Whenever, I hover over the (?<! substring, RegExr identifies it as a "Negative lookahead matching 'url\([^#)]*'." Could there be a bug or am I just having a bad regex day? And while we're at it, are there any other contextes in which a '#' is used for non-hexadecimal purposes?

EDIT: Alright, I can't program early in the morning. That hexadecimal regex should be #(([0-9A-Fa-f]{3}){1,2})

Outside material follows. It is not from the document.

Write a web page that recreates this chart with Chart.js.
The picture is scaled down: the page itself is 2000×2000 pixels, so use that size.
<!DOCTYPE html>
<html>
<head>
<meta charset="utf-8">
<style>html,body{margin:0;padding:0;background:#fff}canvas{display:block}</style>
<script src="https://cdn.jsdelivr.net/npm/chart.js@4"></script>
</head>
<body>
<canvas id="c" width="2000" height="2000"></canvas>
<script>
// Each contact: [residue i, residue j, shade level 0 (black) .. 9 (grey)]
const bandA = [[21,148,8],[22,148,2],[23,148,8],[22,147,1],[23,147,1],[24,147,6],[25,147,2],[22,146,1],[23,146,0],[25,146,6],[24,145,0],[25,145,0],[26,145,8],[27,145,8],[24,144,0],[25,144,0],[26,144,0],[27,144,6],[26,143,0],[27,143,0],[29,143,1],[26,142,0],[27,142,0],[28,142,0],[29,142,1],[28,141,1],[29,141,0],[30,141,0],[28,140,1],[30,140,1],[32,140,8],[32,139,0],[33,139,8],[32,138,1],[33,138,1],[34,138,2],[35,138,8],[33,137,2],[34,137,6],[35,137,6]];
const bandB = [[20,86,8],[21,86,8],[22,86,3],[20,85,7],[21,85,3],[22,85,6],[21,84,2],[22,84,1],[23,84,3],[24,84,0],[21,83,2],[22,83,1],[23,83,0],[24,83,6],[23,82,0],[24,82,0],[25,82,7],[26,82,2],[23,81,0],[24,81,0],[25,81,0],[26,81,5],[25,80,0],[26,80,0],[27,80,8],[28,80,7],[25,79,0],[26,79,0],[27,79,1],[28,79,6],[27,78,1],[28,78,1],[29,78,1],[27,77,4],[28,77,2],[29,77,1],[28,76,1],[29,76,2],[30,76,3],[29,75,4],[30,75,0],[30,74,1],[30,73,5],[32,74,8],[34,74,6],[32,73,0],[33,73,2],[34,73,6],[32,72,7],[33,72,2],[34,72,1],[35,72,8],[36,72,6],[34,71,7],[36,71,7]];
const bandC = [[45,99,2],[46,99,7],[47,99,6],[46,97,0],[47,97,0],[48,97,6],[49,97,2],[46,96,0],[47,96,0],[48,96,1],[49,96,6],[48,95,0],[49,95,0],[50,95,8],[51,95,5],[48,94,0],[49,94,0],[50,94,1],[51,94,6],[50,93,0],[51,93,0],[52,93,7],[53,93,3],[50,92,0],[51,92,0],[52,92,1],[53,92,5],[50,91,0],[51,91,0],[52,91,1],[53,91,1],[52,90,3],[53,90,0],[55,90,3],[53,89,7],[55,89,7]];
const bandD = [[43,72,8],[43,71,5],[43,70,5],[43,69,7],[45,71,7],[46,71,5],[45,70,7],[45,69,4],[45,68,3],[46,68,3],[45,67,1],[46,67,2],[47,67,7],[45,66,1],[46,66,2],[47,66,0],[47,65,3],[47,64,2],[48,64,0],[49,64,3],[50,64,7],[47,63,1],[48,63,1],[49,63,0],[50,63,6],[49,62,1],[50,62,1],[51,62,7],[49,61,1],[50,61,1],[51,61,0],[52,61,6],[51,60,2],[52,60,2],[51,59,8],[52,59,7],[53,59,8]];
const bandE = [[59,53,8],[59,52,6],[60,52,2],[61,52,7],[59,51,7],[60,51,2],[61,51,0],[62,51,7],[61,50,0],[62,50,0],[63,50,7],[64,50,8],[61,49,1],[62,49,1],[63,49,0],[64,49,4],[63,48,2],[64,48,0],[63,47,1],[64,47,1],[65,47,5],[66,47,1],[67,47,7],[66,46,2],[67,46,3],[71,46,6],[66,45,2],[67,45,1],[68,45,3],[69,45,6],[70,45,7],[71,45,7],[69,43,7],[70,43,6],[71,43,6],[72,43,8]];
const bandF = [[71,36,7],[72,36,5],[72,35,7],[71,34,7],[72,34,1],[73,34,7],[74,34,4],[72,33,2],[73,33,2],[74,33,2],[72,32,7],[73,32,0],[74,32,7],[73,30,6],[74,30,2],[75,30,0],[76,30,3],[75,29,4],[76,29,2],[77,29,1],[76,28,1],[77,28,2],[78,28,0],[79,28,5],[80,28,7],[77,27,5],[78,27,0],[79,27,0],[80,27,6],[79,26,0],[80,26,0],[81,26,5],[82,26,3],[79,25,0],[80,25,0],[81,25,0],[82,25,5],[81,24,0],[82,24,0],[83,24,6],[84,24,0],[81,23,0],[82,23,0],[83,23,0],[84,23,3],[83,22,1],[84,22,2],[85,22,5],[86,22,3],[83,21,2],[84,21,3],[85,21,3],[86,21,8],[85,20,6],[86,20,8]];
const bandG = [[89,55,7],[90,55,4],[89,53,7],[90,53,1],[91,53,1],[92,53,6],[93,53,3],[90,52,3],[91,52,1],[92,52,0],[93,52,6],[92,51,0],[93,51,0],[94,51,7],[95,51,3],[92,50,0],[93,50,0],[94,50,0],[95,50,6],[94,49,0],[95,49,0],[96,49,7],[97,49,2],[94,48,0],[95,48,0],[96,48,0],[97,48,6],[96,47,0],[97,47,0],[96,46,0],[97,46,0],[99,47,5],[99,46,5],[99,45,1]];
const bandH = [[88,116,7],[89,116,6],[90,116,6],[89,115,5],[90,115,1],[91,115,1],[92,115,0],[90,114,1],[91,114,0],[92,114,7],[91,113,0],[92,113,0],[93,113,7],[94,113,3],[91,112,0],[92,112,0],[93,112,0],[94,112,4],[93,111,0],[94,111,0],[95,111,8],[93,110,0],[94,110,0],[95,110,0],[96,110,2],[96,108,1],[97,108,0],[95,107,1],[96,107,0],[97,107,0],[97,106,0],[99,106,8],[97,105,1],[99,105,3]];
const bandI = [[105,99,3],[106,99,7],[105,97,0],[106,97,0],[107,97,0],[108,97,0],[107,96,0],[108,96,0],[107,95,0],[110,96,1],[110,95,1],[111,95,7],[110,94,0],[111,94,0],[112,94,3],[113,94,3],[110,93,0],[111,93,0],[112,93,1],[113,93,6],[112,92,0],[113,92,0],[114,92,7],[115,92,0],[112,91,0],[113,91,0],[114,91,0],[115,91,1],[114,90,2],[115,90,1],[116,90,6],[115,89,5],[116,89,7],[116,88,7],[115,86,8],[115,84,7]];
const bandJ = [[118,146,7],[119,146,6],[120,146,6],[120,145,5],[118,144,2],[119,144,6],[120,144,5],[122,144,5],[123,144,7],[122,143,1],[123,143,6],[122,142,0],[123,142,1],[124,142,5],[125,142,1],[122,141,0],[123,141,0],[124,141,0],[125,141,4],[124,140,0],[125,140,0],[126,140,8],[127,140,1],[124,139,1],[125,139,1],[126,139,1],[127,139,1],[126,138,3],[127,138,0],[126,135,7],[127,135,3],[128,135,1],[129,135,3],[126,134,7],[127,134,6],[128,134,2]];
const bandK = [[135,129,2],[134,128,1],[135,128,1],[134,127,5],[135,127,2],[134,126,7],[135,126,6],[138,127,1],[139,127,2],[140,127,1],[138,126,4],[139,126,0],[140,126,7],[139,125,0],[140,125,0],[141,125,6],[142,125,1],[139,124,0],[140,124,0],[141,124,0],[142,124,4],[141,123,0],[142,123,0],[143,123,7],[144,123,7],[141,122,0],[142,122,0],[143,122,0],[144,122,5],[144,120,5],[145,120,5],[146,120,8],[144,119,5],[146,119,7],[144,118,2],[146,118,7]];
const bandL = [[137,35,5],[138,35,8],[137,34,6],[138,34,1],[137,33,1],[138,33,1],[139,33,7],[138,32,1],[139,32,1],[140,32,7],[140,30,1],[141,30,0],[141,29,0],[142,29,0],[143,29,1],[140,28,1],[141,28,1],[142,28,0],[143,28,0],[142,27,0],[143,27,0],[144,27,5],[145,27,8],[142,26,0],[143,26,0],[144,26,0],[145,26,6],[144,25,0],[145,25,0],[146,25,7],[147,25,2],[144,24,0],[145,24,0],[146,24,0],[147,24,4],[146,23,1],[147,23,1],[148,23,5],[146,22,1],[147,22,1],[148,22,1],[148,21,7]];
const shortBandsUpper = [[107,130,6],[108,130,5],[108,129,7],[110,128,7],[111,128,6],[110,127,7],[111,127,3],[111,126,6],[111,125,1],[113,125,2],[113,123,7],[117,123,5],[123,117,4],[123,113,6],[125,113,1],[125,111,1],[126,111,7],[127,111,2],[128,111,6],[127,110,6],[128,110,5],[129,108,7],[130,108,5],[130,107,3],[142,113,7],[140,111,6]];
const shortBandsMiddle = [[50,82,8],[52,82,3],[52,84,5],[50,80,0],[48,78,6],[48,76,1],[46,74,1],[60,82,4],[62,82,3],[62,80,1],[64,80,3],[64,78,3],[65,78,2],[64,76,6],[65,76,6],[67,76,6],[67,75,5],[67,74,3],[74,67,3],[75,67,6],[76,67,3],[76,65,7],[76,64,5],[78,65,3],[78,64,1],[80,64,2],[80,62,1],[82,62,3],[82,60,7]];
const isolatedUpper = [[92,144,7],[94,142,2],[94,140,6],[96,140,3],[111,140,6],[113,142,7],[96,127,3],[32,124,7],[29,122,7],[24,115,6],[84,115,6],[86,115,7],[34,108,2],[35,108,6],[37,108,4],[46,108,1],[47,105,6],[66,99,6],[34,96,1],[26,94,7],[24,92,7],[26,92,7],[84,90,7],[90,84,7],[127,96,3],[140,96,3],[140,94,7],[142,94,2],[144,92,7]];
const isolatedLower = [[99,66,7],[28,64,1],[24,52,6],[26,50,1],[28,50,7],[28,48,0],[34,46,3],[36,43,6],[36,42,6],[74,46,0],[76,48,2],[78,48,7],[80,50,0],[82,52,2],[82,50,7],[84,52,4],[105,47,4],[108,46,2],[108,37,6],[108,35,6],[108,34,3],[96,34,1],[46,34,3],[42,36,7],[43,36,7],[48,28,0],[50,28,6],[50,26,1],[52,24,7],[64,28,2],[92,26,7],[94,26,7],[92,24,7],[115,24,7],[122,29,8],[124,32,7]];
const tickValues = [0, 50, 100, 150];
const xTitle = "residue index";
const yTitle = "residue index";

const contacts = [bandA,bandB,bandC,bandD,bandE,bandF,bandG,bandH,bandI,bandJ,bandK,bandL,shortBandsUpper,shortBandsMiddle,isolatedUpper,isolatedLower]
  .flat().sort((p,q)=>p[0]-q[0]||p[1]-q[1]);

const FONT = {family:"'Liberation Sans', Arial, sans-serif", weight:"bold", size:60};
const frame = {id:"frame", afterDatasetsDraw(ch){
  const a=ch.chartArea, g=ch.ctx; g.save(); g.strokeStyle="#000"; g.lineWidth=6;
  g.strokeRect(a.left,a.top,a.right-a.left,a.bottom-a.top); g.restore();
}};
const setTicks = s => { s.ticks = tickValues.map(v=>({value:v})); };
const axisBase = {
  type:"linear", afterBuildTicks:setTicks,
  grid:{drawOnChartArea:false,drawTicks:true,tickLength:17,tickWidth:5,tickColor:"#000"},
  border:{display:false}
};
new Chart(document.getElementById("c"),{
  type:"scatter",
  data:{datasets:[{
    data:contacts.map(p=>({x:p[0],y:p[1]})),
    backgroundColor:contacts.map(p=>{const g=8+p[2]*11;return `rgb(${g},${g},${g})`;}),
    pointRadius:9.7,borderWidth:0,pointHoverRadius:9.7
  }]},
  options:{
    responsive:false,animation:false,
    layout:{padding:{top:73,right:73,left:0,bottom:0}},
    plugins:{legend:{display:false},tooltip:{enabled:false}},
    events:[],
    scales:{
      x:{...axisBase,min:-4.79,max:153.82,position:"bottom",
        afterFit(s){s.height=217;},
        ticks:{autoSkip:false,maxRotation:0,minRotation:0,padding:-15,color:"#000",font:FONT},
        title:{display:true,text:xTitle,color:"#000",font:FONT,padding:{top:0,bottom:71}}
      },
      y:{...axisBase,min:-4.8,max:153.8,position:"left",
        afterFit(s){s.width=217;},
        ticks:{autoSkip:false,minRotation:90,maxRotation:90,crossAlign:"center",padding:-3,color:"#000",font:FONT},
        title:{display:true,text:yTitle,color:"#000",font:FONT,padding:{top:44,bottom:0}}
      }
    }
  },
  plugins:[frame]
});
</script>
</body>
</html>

EDIT 2: Alright, so I missed the detail that most languages require static length lookbehinds.


Solution

  • I think that what you need is either one of the following solutions or the other

    ss = '''    background: #f09 url('images#06F'); 
        background=#00f url('images #889'); 
        background:#E4aaa0 url('images#890'); 
        background: #fff #dddddd; '''
    
    print ss
    import re
    
    three = '(?:[0-9A-Fa-f]{3})'
    
    regx = re.compile('^ *background[ =:]*#(%s{1,2})' % three,re.MULTILINE)
    print regx.findall(ss)
    
    print '-----------------------------------------------------'
    
    regx = re.compile('(?:(?:^ *background[ =:]*)|(?:(?<=#%s)|(?<=#%s%s)) +)'
                      '#(%s{1,2})' % (three,three,three,three),
                      re.MULTILINE)
    print regx.findall(ss)
    

    result

        background: #f09 url('images#06F'); 
        background=#00f url('images #889'); 
        background:#E4aaa0 url('images#890'); 
        background: #fff #dddddd; 
    ['f09', '00f', 'E4aaa0', 'fff']
    -----------------------------------------------------
    ['f09', '00f', 'E4aaa0', 'fff', 'dddddd']
    

    Edit 1

    ss = '''    background: #f09 url('images#06F'); 
        background=#00f url('images #889'); 
        color:#E4aaa0 url('images#890'); 
        background: #fff #dddddd#125e88    #ae3;
        Walter (Elias) Disney: #f51f51 '''
    
    print ss+'\n'
    
    import re
    
    three = '(?:[0-9A-Fa-f]{3})'
    
    regx = re.compile('^ *[^=:]+[ =:]*#(%s{1,2})' % three,re.MULTILINE)
    print regx.findall(ss)
    
    print '-----------------------------------------------------'
    
    regx = re.compile('(?:(?:^ *[^=:]+[ =:]*)|(?:(?<=#%s)|(?<=#%s%s)) *)'
                      '#(%s{1,2})' % (three,three,three,three),
                      re.MULTILINE)
    print regx.findall(ss)
    

    result

        background: #f09 url('images#06F'); 
        background=#00f url('images #889'); 
        color:#E4aaa0 url('images#890'); 
        background: #fff #dddddd#125e88    #ae3;
        Walter (Elias) Disney: #f51f51 
    
    ['f09', '00f', 'E4aaa0', 'fff', 'f51f51']
    -----------------------------------------------------
    ['f09', '00f', 'E4aaa0', 'fff', 'dddddd', '125e88', 'ae3', 'f51f51']
    

    Edit 2

    ss = '''    background: #f09 url('images#06F'); 
        background=#00f url('images #889'); 
        color:#E4aaa0 url('images#890'); 
        background: #fff #dddddd#125e88    #ae3;
        Walter (Elias) Disney: #f51f51
        background: -webkit-gradient(linear, from(#000000), to(#ffffff));. '''
    
    print ss+'\n'
    
    import re
    
    three = '(?:[0-9A-Fa-f]{3})'
    
    preceding = ('(?:(?:^[^#]*)'
                     '|'
                     '(?:(?<=#%s)'
                         '|'
                         '(?<=#%s%s)'
                         '|'
                         '(?<= to\()'
                         ')'
                     ')') % (three,three,three)
    
    regx = re.compile('%s *#(%s{1,2})' % (preceding,three), re.MULTILINE)
    print regx.findall(ss)
    

    result

        background: #f09 url('images#06F'); 
        background=#00f url('images #889'); 
        color:#E4aaa0 url('images#890'); 
        background: #fff #dddddd#125e88    #ae3;
        Walter (Elias) Disney: #f51f51
        background: -webkit-gradient(linear, from(#000000), to(#ffffff));. 
    
    ['f09', '00f', 'E4aaa0', 'fff', 'dddddd', '125e88', 'ae3', 'f51f51', '000000', 'ffffff']
    

    Regexes are extremely powerful in the condition that there must be enough portions of strings following a certain organisation having relative stability among variable other portions that are intended to be catched. If the analyzed text becomes too loose in its structure, it becomes impossible to write a regex.

    Are there still a lot of other "Harlequin-like patchwork" structures possible for your strings ??